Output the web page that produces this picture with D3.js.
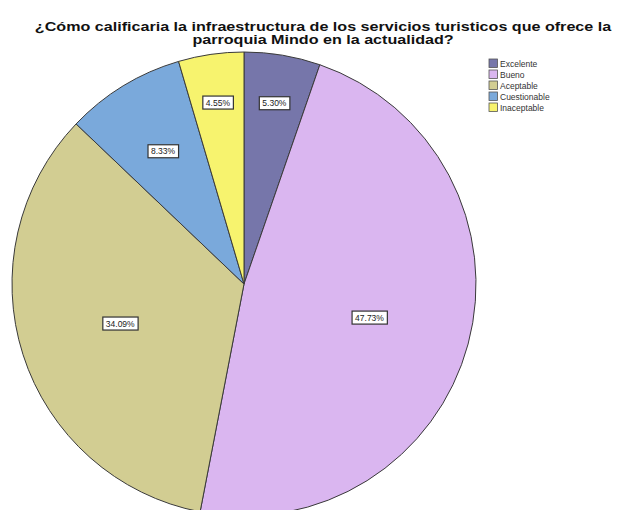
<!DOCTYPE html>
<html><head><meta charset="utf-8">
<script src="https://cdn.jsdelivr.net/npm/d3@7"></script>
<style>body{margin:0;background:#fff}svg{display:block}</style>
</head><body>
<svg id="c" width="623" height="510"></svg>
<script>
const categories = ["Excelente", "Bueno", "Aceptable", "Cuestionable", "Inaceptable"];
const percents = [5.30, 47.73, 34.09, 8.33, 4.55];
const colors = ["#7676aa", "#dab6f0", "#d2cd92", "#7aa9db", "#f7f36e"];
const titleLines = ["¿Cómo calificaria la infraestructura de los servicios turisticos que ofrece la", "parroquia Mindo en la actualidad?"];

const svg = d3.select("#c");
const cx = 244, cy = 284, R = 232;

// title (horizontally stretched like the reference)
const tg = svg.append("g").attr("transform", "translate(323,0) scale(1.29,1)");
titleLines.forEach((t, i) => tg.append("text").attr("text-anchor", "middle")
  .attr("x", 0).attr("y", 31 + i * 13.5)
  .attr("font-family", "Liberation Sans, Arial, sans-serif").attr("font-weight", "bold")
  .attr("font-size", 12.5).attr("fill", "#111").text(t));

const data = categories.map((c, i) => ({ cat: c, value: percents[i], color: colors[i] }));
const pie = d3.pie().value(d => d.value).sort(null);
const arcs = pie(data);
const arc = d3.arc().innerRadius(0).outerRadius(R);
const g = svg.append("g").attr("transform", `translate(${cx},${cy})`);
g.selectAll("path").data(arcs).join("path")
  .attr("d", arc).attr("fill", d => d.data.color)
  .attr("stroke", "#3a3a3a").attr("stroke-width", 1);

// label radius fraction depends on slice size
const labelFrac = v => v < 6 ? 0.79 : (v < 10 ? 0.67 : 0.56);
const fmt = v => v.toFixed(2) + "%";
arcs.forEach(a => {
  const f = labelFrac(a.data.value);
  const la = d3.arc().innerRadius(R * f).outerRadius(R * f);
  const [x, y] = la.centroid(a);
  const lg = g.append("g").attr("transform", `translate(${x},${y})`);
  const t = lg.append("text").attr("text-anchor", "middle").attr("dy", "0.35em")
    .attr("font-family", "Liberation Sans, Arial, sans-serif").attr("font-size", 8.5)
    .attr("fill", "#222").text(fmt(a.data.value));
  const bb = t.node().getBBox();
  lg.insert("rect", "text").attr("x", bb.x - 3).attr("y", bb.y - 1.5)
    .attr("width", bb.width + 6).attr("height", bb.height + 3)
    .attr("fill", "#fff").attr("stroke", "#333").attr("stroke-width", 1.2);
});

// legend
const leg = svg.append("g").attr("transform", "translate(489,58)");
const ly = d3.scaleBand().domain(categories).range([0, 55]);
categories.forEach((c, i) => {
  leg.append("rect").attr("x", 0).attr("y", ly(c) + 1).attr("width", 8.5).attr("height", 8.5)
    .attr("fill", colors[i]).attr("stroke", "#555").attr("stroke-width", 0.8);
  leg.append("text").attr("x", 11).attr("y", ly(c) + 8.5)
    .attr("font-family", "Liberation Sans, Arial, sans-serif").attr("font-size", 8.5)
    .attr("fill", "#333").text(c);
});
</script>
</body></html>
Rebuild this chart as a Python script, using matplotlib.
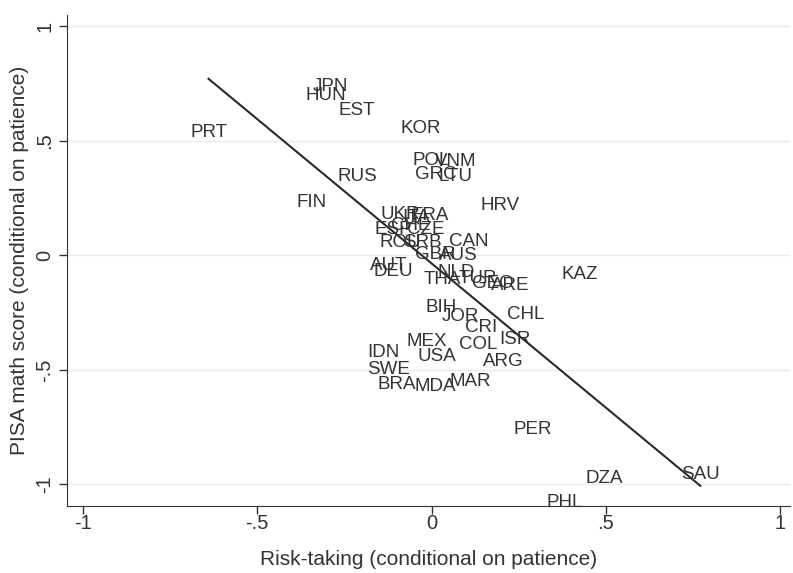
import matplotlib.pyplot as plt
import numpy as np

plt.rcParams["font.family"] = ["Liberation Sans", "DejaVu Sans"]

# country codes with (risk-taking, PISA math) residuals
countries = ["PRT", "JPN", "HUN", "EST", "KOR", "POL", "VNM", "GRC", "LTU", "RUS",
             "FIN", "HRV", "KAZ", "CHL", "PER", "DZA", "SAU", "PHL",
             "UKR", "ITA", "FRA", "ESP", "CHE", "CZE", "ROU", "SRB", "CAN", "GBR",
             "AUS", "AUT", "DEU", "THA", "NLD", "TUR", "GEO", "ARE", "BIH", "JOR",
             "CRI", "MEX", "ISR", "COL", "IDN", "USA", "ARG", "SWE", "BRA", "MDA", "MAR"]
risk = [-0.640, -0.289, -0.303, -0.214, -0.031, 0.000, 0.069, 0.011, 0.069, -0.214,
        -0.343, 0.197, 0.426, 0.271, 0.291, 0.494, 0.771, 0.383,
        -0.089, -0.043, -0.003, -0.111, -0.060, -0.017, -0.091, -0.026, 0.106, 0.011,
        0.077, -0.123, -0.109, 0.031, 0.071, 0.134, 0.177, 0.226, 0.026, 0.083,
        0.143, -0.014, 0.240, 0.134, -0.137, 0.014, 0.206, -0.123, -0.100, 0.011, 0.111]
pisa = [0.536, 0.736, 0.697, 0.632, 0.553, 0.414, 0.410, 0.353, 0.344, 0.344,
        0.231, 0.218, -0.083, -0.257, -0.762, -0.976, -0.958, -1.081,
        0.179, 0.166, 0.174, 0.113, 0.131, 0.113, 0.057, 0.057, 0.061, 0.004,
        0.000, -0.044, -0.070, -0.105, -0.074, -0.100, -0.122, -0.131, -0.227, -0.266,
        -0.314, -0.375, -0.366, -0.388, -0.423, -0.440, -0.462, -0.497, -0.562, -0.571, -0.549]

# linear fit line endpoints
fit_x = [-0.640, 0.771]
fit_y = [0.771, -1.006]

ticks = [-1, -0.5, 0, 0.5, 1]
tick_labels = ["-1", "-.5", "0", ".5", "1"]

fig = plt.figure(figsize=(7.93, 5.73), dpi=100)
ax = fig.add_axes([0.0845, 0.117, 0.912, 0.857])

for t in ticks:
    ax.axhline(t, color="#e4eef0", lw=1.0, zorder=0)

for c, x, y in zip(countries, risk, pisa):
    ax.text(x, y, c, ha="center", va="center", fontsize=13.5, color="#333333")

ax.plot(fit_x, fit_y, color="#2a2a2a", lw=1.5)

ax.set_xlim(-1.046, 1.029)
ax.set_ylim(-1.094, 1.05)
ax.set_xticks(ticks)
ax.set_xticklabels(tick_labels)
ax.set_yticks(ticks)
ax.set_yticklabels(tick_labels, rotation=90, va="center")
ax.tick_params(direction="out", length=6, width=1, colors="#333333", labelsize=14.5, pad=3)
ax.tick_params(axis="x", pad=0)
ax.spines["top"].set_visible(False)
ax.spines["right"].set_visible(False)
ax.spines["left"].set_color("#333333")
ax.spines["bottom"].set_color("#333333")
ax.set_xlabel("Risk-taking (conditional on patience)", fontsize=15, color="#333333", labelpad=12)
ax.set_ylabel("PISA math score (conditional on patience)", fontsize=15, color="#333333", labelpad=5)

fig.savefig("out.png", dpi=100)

= = = =

__Short task__:
Give back the whole listing as it stands, minus its pictures.

__Result of this exercise__:
Output the web page that produces this picture with D3.js.
<!DOCTYPE html>
<html><head><meta charset="utf-8">
<script src="https://cdn.jsdelivr.net/npm/d3@7"></script>
<style>body{margin:0;background:#fff}svg{display:block}</style>
</head><body>
<svg id="c" width="623" height="510"></svg>
<script>
const categories = ["Excelente", "Bueno", "Aceptable", "Cuestionable", "Inaceptable"];
const percents = [5.30, 47.73, 34.09, 8.33, 4.55];
const colors = ["#7676aa", "#dab6f0", "#d2cd92", "#7aa9db", "#f7f36e"];
const titleLines = ["¿Cómo calificaria la infraestructura de los servicios turisticos que ofrece la", "parroquia Mindo en la actualidad?"];

const svg = d3.select("#c");
const cx = 244, cy = 284, R = 232;

// title (horizontally stretched like the reference)
const tg = svg.append("g").attr("transform", "translate(323,0) scale(1.29,1)");
titleLines.forEach((t, i) => tg.append("text").attr("text-anchor", "middle")
  .attr("x", 0).attr("y", 31 + i * 13.5)
  .attr("font-family", "Liberation Sans, Arial, sans-serif").attr("font-weight", "bold")
  .attr("font-size", 12.5).attr("fill", "#111").text(t));

const data = categories.map((c, i) => ({ cat: c, value: percents[i], color: colors[i] }));
const pie = d3.pie().value(d => d.value).sort(null);
const arcs = pie(data);
const arc = d3.arc().innerRadius(0).outerRadius(R);
const g = svg.append("g").attr("transform", `translate(${cx},${cy})`);
g.selectAll("path").data(arcs).join("path")
  .attr("d", arc).attr("fill", d => d.data.color)
  .attr("stroke", "#3a3a3a").attr("stroke-width", 1);

// label radius fraction depends on slice size
const labelFrac = v => v < 6 ? 0.79 : (v < 10 ? 0.67 : 0.56);
const fmt = v => v.toFixed(2) + "%";
arcs.forEach(a => {
  const f = labelFrac(a.data.value);
  const la = d3.arc().innerRadius(R * f).outerRadius(R * f);
  const [x, y] = la.centroid(a);
  const lg = g.append("g").attr("transform", `translate(${x},${y})`);
  const t = lg.append("text").attr("text-anchor", "middle").attr("dy", "0.35em")
    .attr("font-family", "Liberation Sans, Arial, sans-serif").attr("font-size", 8.5)
    .attr("fill", "#222").text(fmt(a.data.value));
  const bb = t.node().getBBox();
  lg.insert("rect", "text").attr("x", bb.x - 3).attr("y", bb.y - 1.5)
    .attr("width", bb.width + 6).attr("height", bb.height + 3)
    .attr("fill", "#fff").attr("stroke", "#333").attr("stroke-width", 1.2);
});

// legend
const leg = svg.append("g").attr("transform", "translate(489,58)");
const ly = d3.scaleBand().domain(categories).range([0, 55]);
categories.forEach((c, i) => {
  leg.append("rect").attr("x", 0).attr("y", ly(c) + 1).attr("width", 8.5).attr("height", 8.5)
    .attr("fill", colors[i]).attr("stroke", "#555").attr("stroke-width", 0.8);
  leg.append("text").attr("x", 11).attr("y", ly(c) + 8.5)
    .attr("font-family", "Liberation Sans, Arial, sans-serif").attr("font-size", 8.5)
    .attr("fill", "#333").text(c);
});
</script>
</body></html>
Rebuild this chart as a Python script, using matplotlib.
import matplotlib.pyplot as plt
import numpy as np

plt.rcParams["font.family"] = ["Liberation Sans", "DejaVu Sans"]

# country codes with (risk-taking, PISA math) residuals
countries = ["PRT", "JPN", "HUN", "EST", "KOR", "POL", "VNM", "GRC", "LTU", "RUS",
             "FIN", "HRV", "KAZ", "CHL", "PER", "DZA", "SAU", "PHL",
             "UKR", "ITA", "FRA", "ESP", "CHE", "CZE", "ROU", "SRB", "CAN", "GBR",
             "AUS", "AUT", "DEU", "THA", "NLD", "TUR", "GEO", "ARE", "BIH", "JOR",
             "CRI", "MEX", "ISR", "COL", "IDN", "USA", "ARG", "SWE", "BRA", "MDA", "MAR"]
risk = [-0.640, -0.289, -0.303, -0.214, -0.031, 0.000, 0.069, 0.011, 0.069, -0.214,
        -0.343, 0.197, 0.426, 0.271, 0.291, 0.494, 0.771, 0.383,
        -0.089, -0.043, -0.003, -0.111, -0.060, -0.017, -0.091, -0.026, 0.106, 0.011,
        0.077, -0.123, -0.109, 0.031, 0.071, 0.134, 0.177, 0.226, 0.026, 0.083,
        0.143, -0.014, 0.240, 0.134, -0.137, 0.014, 0.206, -0.123, -0.100, 0.011, 0.111]
pisa = [0.536, 0.736, 0.697, 0.632, 0.553, 0.414, 0.410, 0.353, 0.344, 0.344,
        0.231, 0.218, -0.083, -0.257, -0.762, -0.976, -0.958, -1.081,
        0.179, 0.166, 0.174, 0.113, 0.131, 0.113, 0.057, 0.057, 0.061, 0.004,
        0.000, -0.044, -0.070, -0.105, -0.074, -0.100, -0.122, -0.131, -0.227, -0.266,
        -0.314, -0.375, -0.366, -0.388, -0.423, -0.440, -0.462, -0.497, -0.562, -0.571, -0.549]

# linear fit line endpoints
fit_x = [-0.640, 0.771]
fit_y = [0.771, -1.006]

ticks = [-1, -0.5, 0, 0.5, 1]
tick_labels = ["-1", "-.5", "0", ".5", "1"]

fig = plt.figure(figsize=(7.93, 5.73), dpi=100)
ax = fig.add_axes([0.0845, 0.117, 0.912, 0.857])

for t in ticks:
    ax.axhline(t, color="#e4eef0", lw=1.0, zorder=0)

for c, x, y in zip(countries, risk, pisa):
    ax.text(x, y, c, ha="center", va="center", fontsize=13.5, color="#333333")

ax.plot(fit_x, fit_y, color="#2a2a2a", lw=1.5)

ax.set_xlim(-1.046, 1.029)
ax.set_ylim(-1.094, 1.05)
ax.set_xticks(ticks)
ax.set_xticklabels(tick_labels)
ax.set_yticks(ticks)
ax.set_yticklabels(tick_labels, rotation=90, va="center")
ax.tick_params(direction="out", length=6, width=1, colors="#333333", labelsize=14.5, pad=3)
ax.tick_params(axis="x", pad=0)
ax.spines["top"].set_visible(False)
ax.spines["right"].set_visible(False)
ax.spines["left"].set_color("#333333")
ax.spines["bottom"].set_color("#333333")
ax.set_xlabel("Risk-taking (conditional on patience)", fontsize=15, color="#333333", labelpad=12)
ax.set_ylabel("PISA math score (conditional on patience)", fontsize=15, color="#333333", labelpad=5)

fig.savefig("out.png", dpi=100)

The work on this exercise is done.